During an English village's Hallowe'en party held in a mannor home, a young girl boasts of having witnessed a murder from years before. No one believes her tale until her body is found later on in the evening, drowned in the apple-bobbing bucket.

The popular author who was at the party contacts Poirot to rush to the village and solve the young girl's murder. He believes the girl's death is because she claimed to witness a murder several years prior and sets about to discover who was murdered years before (probably what was thought a suicide) and uncover who killed the young girl to keep the murder she claimed to witness quiet.  
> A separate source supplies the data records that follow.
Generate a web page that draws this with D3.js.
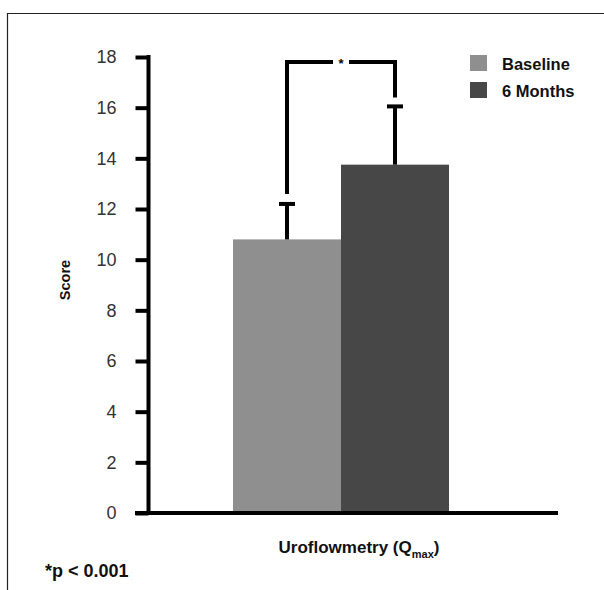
<!DOCTYPE html>
<html>
<head>
<meta charset="utf-8">
<script src="https://cdn.jsdelivr.net/npm/d3@7"></script>
<style>
  body { margin: 0; background: #fff; }
  svg { display: block; }
  text { font-family: "Liberation Sans", Arial, sans-serif; }
</style>
</head>
<body>
<svg id="chart"></svg>
<script>
var series = ["Baseline", "6 Months"];
var means = [10.8, 13.75];
var errors = [1.4, 2.3];
var yTicks = [0, 2, 4, 6, 8, 10, 12, 14, 16, 18];
var colors = ["#8f8f8f", "#474747"];
var bracketLevel = 17.8;

var width = 604, height = 590;
var svg = d3.select("#chart").attr("width", width).attr("height", height);

// frame of the figure panel
svg.append("path")
    .attr("d", "M7.5,600 V13.5 H620")
    .attr("fill", "none").attr("stroke", "#222").attr("stroke-width", 1.2);

var y = d3.scaleLinear().domain([0, 18]).range([513, 57]);
var x = d3.scaleBand().domain(series).range([233, 449]).padding(0);

// bars
svg.selectAll(".bar").data(series).enter().append("rect")
    .attr("class", "bar")
    .attr("x", function (d) { return x(d); })
    .attr("width", x.bandwidth())
    .attr("y", function (d, i) { return y(means[i]); })
    .attr("height", function (d, i) { return y(0) - y(means[i]); })
    .attr("fill", function (d, i) { return colors[i]; });

// error bars (upper only)
var eb = svg.selectAll(".err").data(series).enter().append("g").attr("class", "err");
eb.append("line")
    .attr("x1", function (d) { return x(d) + x.bandwidth() / 2; })
    .attr("x2", function (d) { return x(d) + x.bandwidth() / 2; })
    .attr("y1", function (d, i) { return y(means[i]); })
    .attr("y2", function (d, i) { return y(means[i] + errors[i]); })
    .attr("stroke", "#000").attr("stroke-width", 4);
eb.append("line")
    .attr("x1", function (d) { return x(d) + x.bandwidth() / 2 - 8; })
    .attr("x2", function (d) { return x(d) + x.bandwidth() / 2 + 8; })
    .attr("y1", function (d, i) { return y(means[i] + errors[i]); })
    .attr("y2", function (d, i) { return y(means[i] + errors[i]); })
    .attr("stroke", "#000").attr("stroke-width", 4);

// significance bracket
var cx0 = x(series[0]) + x.bandwidth() / 2,
    cx1 = x(series[1]) + x.bandwidth() / 2,
    mid = (cx0 + cx1) / 2,
    yb = y(bracketLevel);
svg.append("path")
    .attr("d", "M" + cx0 + "," + (y(means[0] + errors[0]) - 10) + " V" + yb + " H" + (mid - 8))
    .attr("fill", "none").attr("stroke", "#000").attr("stroke-width", 4);
svg.append("path")
    .attr("d", "M" + (mid + 8) + "," + yb + " H" + cx1 + " V" + (y(means[1] + errors[1]) - 9))
    .attr("fill", "none").attr("stroke", "#000").attr("stroke-width", 4);
svg.append("text")
    .attr("x", mid).attr("y", yb + 6)
    .attr("text-anchor", "middle")
    .attr("font-size", 13).attr("font-weight", "bold")
    .text("*");

// y axis
var yAxis = d3.axisLeft(y).tickValues(yTicks).tickSize(13).tickPadding(19);
var gy = svg.append("g").attr("transform", "translate(148.5,0)").call(yAxis);
gy.select(".domain").remove();
gy.append("line").attr("x1", 0).attr("x2", 0).attr("y1", y(18) - 2).attr("y2", y(0))
    .attr("stroke", "#000").attr("stroke-width", 4);
gy.selectAll(".tick line").attr("stroke", "#000").attr("stroke-width", 4);
gy.selectAll(".tick text")
    .attr("fill", "#333").attr("font-size", 18)
    .attr("font-family", "'Liberation Sans', Arial, sans-serif");

// x axis line
svg.append("line")
    .attr("x1", 135).attr("x2", 558).attr("y1", y(0)).attr("y2", y(0))
    .attr("stroke", "#000").attr("stroke-width", 4);

// axis titles
svg.append("text")
    .attr("transform", "translate(70,280) rotate(-90)")
    .attr("text-anchor", "middle")
    .attr("font-size", 14.5).attr("font-weight", "bold").attr("fill", "#111")
    .text("Score");

var xt = svg.append("text")
    .attr("x", 359).attr("y", 553)
    .attr("text-anchor", "middle")
    .attr("font-size", 17).attr("font-weight", "bold").attr("fill", "#111");
xt.append("tspan").text("Uroflowmetry (Q");
xt.append("tspan").attr("font-size", 11).attr("dy", 5).text("max");
xt.append("tspan").attr("dy", -5).text(")");

svg.append("text")
    .attr("x", 45).attr("y", 577)
    .attr("font-size", 18).attr("font-weight", "bold").attr("fill", "#111")
    .text("*p < 0.001");

// legend
var lg = svg.selectAll(".legend").data(series).enter().append("g")
    .attr("class", "legend")
    .attr("transform", function (d, i) { return "translate(470," + (55 + i * 27) + ")"; });
lg.append("rect").attr("width", 17).attr("height", 16)
    .attr("fill", function (d, i) { return colors[i]; });
lg.append("text").attr("x", 32).attr("y", 15)
    .attr("font-size", 16.5).attr("font-weight", "bold").attr("fill", "#111")
    .text(function (d) { return d; });
</script>
</body>
</html>
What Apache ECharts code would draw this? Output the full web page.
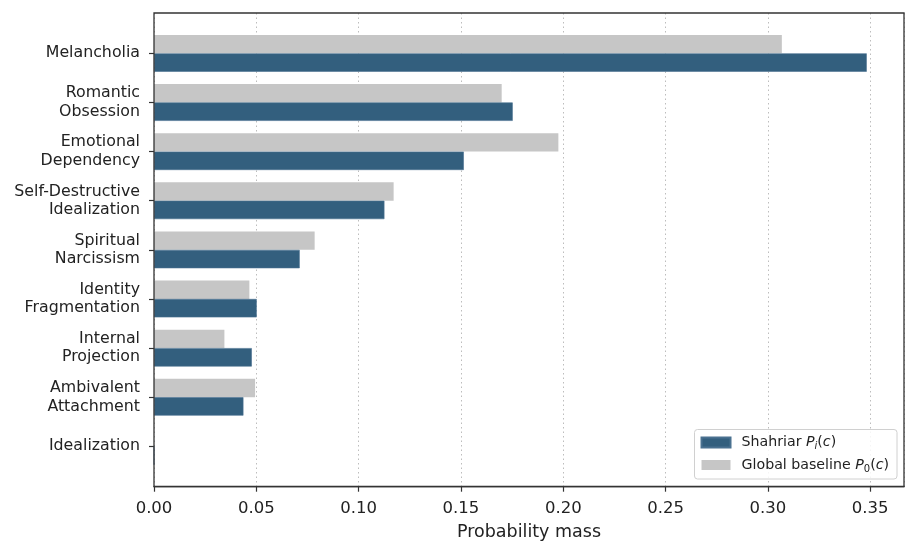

David Sucket is the epitome of Christie's character and brings some humor to Poirot in this movie as well as his sensitivity to young people.  The story follows the book pretty closely.  The story is a little dark and has gothic/spooky touches but not bordering on horror atmosphere.  At no point in the story is Poirot disturbed by the deaths, mystery, or "haunted" by the spirits like the 2023 version.

Filmed at: Beckley Park, Beckley, Oxfordshire, England, UK (In particular: Topiary garden of the Drake residence) 

My Thoughts:

I really enjoy the original for its being close to the book.  It is a classic British mystery with plenty of twists upon twists in the plot.  David Suchet is the embodiment of Hercules Poirot-full stop. Although I enjoy Peter Ustinov's portrayals, David Suchet became Poirot completely and his acting is nuanced.  For this reason I always enjoy watching his portrayals of the greatest detective.  This version isn't as flashy or fast paced as Haunting, but I find it more entertaining since I enjoy British paced mysteries.  I will probably watch this version again and again, but not the 2023 Haunting.